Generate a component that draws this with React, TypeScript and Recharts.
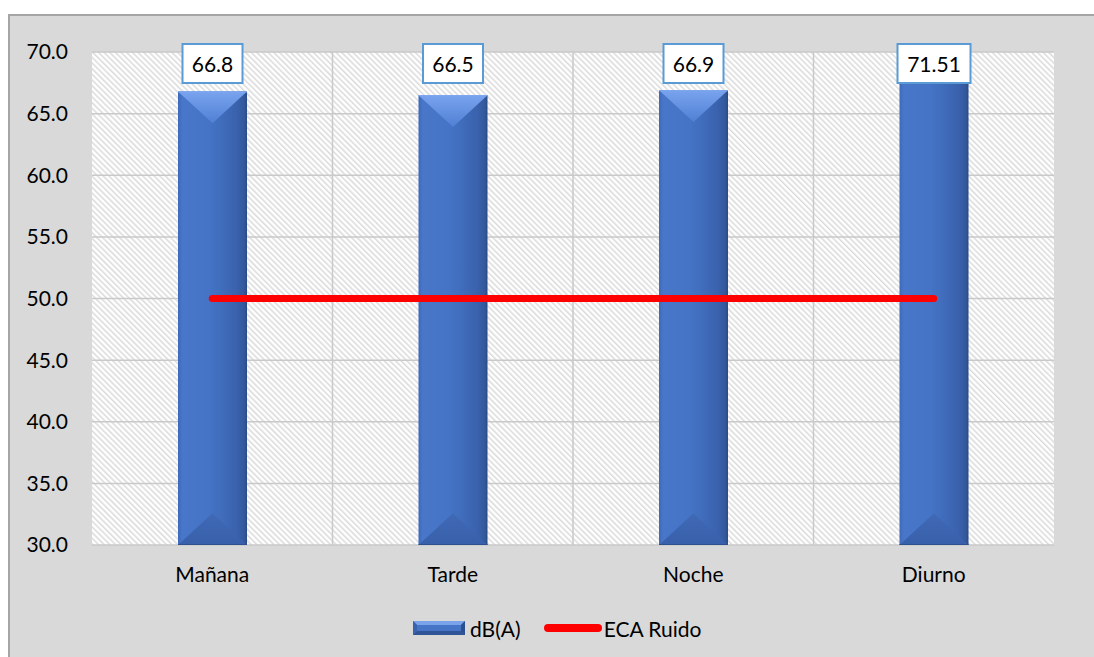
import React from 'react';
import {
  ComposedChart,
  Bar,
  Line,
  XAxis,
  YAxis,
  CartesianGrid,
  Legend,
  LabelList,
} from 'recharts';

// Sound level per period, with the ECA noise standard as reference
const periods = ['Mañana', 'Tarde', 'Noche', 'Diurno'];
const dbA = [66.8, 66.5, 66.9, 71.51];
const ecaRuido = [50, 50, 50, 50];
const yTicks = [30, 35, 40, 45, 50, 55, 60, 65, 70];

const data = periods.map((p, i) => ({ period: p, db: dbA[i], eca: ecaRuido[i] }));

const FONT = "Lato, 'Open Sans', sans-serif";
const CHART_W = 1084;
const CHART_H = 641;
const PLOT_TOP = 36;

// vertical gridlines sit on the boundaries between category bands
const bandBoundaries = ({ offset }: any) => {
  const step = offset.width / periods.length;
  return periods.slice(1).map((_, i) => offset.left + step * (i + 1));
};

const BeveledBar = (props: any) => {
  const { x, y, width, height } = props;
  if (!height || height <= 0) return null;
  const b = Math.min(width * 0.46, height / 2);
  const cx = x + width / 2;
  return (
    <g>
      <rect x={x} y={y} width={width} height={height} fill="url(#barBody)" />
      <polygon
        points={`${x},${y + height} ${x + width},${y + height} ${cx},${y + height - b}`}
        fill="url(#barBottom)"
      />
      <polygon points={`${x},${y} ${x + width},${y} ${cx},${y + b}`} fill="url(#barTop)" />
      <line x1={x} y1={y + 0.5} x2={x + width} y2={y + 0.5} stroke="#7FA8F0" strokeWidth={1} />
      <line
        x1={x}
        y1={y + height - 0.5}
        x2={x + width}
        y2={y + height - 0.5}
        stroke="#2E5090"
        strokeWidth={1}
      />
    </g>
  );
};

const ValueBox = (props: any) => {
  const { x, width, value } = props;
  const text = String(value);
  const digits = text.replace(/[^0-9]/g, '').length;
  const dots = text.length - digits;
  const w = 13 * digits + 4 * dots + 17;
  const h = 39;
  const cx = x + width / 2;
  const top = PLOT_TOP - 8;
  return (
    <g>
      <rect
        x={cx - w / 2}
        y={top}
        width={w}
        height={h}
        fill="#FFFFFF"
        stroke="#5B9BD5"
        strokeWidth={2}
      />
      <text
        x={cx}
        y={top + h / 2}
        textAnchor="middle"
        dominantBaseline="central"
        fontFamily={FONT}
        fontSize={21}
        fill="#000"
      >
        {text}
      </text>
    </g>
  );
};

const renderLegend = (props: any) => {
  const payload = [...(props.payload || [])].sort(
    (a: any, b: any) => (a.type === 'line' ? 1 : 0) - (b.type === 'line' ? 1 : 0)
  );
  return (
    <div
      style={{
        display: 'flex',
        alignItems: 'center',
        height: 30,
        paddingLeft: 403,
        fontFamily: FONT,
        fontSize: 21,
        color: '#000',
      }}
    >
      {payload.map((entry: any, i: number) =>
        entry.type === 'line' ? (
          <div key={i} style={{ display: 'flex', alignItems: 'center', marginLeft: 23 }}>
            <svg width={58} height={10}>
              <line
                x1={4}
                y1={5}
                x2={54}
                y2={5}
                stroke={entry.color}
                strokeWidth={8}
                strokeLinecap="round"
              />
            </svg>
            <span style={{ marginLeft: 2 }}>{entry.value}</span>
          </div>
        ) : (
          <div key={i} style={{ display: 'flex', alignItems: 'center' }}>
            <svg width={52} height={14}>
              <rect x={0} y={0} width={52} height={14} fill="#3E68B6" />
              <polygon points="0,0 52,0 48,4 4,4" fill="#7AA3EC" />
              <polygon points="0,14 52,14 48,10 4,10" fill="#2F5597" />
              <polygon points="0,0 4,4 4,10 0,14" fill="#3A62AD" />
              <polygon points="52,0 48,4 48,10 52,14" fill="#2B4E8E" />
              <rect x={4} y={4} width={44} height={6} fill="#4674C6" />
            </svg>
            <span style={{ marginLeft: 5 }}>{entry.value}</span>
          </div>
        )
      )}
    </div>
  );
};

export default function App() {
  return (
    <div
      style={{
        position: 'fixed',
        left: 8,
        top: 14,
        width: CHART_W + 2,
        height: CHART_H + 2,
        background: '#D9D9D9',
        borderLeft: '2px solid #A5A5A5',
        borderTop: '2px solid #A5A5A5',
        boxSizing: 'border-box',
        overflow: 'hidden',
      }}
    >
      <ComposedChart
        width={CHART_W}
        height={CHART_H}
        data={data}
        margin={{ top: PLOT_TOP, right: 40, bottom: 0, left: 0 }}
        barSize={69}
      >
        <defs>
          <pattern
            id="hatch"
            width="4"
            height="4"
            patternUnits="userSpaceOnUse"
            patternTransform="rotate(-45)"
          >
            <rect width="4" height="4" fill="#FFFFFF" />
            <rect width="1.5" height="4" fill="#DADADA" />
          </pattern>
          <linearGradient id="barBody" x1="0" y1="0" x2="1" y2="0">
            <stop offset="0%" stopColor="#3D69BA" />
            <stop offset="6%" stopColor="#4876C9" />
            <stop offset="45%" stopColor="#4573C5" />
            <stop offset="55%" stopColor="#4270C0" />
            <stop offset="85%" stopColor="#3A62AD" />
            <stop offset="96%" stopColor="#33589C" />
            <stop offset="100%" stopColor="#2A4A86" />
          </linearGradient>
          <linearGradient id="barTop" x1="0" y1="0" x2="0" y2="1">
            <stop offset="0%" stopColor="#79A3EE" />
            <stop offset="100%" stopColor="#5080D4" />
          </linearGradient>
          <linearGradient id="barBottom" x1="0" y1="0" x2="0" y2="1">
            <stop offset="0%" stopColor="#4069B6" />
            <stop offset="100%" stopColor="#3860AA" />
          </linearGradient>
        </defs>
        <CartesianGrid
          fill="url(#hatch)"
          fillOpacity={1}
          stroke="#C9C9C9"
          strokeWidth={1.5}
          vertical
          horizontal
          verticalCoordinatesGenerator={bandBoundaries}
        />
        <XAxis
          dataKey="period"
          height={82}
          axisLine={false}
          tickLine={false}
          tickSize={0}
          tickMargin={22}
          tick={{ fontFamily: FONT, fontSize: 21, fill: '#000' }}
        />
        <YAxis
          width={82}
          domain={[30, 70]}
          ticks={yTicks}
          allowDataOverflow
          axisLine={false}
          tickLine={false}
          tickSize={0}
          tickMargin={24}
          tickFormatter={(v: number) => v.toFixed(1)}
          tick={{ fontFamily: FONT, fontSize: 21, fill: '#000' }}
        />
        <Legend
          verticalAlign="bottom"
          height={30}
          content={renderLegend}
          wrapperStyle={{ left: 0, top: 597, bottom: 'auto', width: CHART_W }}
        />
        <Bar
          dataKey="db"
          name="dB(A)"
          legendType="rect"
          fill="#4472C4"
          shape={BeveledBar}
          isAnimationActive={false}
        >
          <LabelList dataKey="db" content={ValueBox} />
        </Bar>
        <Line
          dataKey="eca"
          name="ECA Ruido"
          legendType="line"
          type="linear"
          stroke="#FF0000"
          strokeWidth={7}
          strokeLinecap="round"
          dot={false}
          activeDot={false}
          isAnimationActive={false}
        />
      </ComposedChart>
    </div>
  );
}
*****
▸ **GOAL**
Write the listing out a second time exactly, dropping all images.

▸ **CORRECT OUTPUT**
Generate a component that draws this with React, TypeScript and Recharts.
import React from 'react';
import {
  ComposedChart,
  Bar,
  Line,
  XAxis,
  YAxis,
  CartesianGrid,
  Legend,
  LabelList,
} from 'recharts';

// Sound level per period, with the ECA noise standard as reference
const periods = ['Mañana', 'Tarde', 'Noche', 'Diurno'];
const dbA = [66.8, 66.5, 66.9, 71.51];
const ecaRuido = [50, 50, 50, 50];
const yTicks = [30, 35, 40, 45, 50, 55, 60, 65, 70];

const data = periods.map((p, i) => ({ period: p, db: dbA[i], eca: ecaRuido[i] }));

const FONT = "Lato, 'Open Sans', sans-serif";
const CHART_W = 1084;
const CHART_H = 641;
const PLOT_TOP = 36;

// vertical gridlines sit on the boundaries between category bands
const bandBoundaries = ({ offset }: any) => {
  const step = offset.width / periods.length;
  return periods.slice(1).map((_, i) => offset.left + step * (i + 1));
};

const BeveledBar = (props: any) => {
  const { x, y, width, height } = props;
  if (!height || height <= 0) return null;
  const b = Math.min(width * 0.46, height / 2);
  const cx = x + width / 2;
  return (
    <g>
      <rect x={x} y={y} width={width} height={height} fill="url(#barBody)" />
      <polygon
        points={`${x},${y + height} ${x + width},${y + height} ${cx},${y + height - b}`}
        fill="url(#barBottom)"
      />
      <polygon points={`${x},${y} ${x + width},${y} ${cx},${y + b}`} fill="url(#barTop)" />
      <line x1={x} y1={y + 0.5} x2={x + width} y2={y + 0.5} stroke="#7FA8F0" strokeWidth={1} />
      <line
        x1={x}
        y1={y + height - 0.5}
        x2={x + width}
        y2={y + height - 0.5}
        stroke="#2E5090"
        strokeWidth={1}
      />
    </g>
  );
};

const ValueBox = (props: any) => {
  const { x, width, value } = props;
  const text = String(value);
  const digits = text.replace(/[^0-9]/g, '').length;
  const dots = text.length - digits;
  const w = 13 * digits + 4 * dots + 17;
  const h = 39;
  const cx = x + width / 2;
  const top = PLOT_TOP - 8;
  return (
    <g>
      <rect
        x={cx - w / 2}
        y={top}
        width={w}
        height={h}
        fill="#FFFFFF"
        stroke="#5B9BD5"
        strokeWidth={2}
      />
      <text
        x={cx}
        y={top + h / 2}
        textAnchor="middle"
        dominantBaseline="central"
        fontFamily={FONT}
        fontSize={21}
        fill="#000"
      >
        {text}
      </text>
    </g>
  );
};

const renderLegend = (props: any) => {
  const payload = [...(props.payload || [])].sort(
    (a: any, b: any) => (a.type === 'line' ? 1 : 0) - (b.type === 'line' ? 1 : 0)
  );
  return (
    <div
      style={{
        display: 'flex',
        alignItems: 'center',
        height: 30,
        paddingLeft: 403,
        fontFamily: FONT,
        fontSize: 21,
        color: '#000',
      }}
    >
      {payload.map((entry: any, i: number) =>
        entry.type === 'line' ? (
          <div key={i} style={{ display: 'flex', alignItems: 'center', marginLeft: 23 }}>
            <svg width={58} height={10}>
              <line
                x1={4}
                y1={5}
                x2={54}
                y2={5}
                stroke={entry.color}
                strokeWidth={8}
                strokeLinecap="round"
              />
            </svg>
            <span style={{ marginLeft: 2 }}>{entry.value}</span>
          </div>
        ) : (
          <div key={i} style={{ display: 'flex', alignItems: 'center' }}>
            <svg width={52} height={14}>
              <rect x={0} y={0} width={52} height={14} fill="#3E68B6" />
              <polygon points="0,0 52,0 48,4 4,4" fill="#7AA3EC" />
              <polygon points="0,14 52,14 48,10 4,10" fill="#2F5597" />
              <polygon points="0,0 4,4 4,10 0,14" fill="#3A62AD" />
              <polygon points="52,0 48,4 48,10 52,14" fill="#2B4E8E" />
              <rect x={4} y={4} width={44} height={6} fill="#4674C6" />
            </svg>
            <span style={{ marginLeft: 5 }}>{entry.value}</span>
          </div>
        )
      )}
    </div>
  );
};

export default function App() {
  return (
    <div
      style={{
        position: 'fixed',
        left: 8,
        top: 14,
        width: CHART_W + 2,
        height: CHART_H + 2,
        background: '#D9D9D9',
        borderLeft: '2px solid #A5A5A5',
        borderTop: '2px solid #A5A5A5',
        boxSizing: 'border-box',
        overflow: 'hidden',
      }}
    >
      <ComposedChart
        width={CHART_W}
        height={CHART_H}
        data={data}
        margin={{ top: PLOT_TOP, right: 40, bottom: 0, left: 0 }}
        barSize={69}
      >
        <defs>
          <pattern
            id="hatch"
            width="4"
            height="4"
            patternUnits="userSpaceOnUse"
            patternTransform="rotate(-45)"
          >
            <rect width="4" height="4" fill="#FFFFFF" />
            <rect width="1.5" height="4" fill="#DADADA" />
          </pattern>
          <linearGradient id="barBody" x1="0" y1="0" x2="1" y2="0">
            <stop offset="0%" stopColor="#3D69BA" />
            <stop offset="6%" stopColor="#4876C9" />
            <stop offset="45%" stopColor="#4573C5" />
            <stop offset="55%" stopColor="#4270C0" />
            <stop offset="85%" stopColor="#3A62AD" />
            <stop offset="96%" stopColor="#33589C" />
            <stop offset="100%" stopColor="#2A4A86" />
          </linearGradient>
          <linearGradient id="barTop" x1="0" y1="0" x2="0" y2="1">
            <stop offset="0%" stopColor="#79A3EE" />
            <stop offset="100%" stopColor="#5080D4" />
          </linearGradient>
          <linearGradient id="barBottom" x1="0" y1="0" x2="0" y2="1">
            <stop offset="0%" stopColor="#4069B6" />
            <stop offset="100%" stopColor="#3860AA" />
          </linearGradient>
        </defs>
        <CartesianGrid
          fill="url(#hatch)"
          fillOpacity={1}
          stroke="#C9C9C9"
          strokeWidth={1.5}
          vertical
          horizontal
          verticalCoordinatesGenerator={bandBoundaries}
        />
        <XAxis
          dataKey="period"
          height={82}
          axisLine={false}
          tickLine={false}
          tickSize={0}
          tickMargin={22}
          tick={{ fontFamily: FONT, fontSize: 21, fill: '#000' }}
        />
        <YAxis
          width={82}
          domain={[30, 70]}
          ticks={yTicks}
          allowDataOverflow
          axisLine={false}
          tickLine={false}
          tickSize={0}
          tickMargin={24}
          tickFormatter={(v: number) => v.toFixed(1)}
          tick={{ fontFamily: FONT, fontSize: 21, fill: '#000' }}
        />
        <Legend
          verticalAlign="bottom"
          height={30}
          content={renderLegend}
          wrapperStyle={{ left: 0, top: 597, bottom: 'auto', width: CHART_W }}
        />
        <Bar
          dataKey="db"
          name="dB(A)"
          legendType="rect"
          fill="#4472C4"
          shape={BeveledBar}
          isAnimationActive={false}
        >
          <LabelList dataKey="db" content={ValueBox} />
        </Bar>
        <Line
          dataKey="eca"
          name="ECA Ruido"
          legendType="line"
          type="linear"
          stroke="#FF0000"
          strokeWidth={7}
          strokeLinecap="round"
          dot={false}
          activeDot={false}
          isAnimationActive={false}
        />
      </ComposedChart>
    </div>
  );
}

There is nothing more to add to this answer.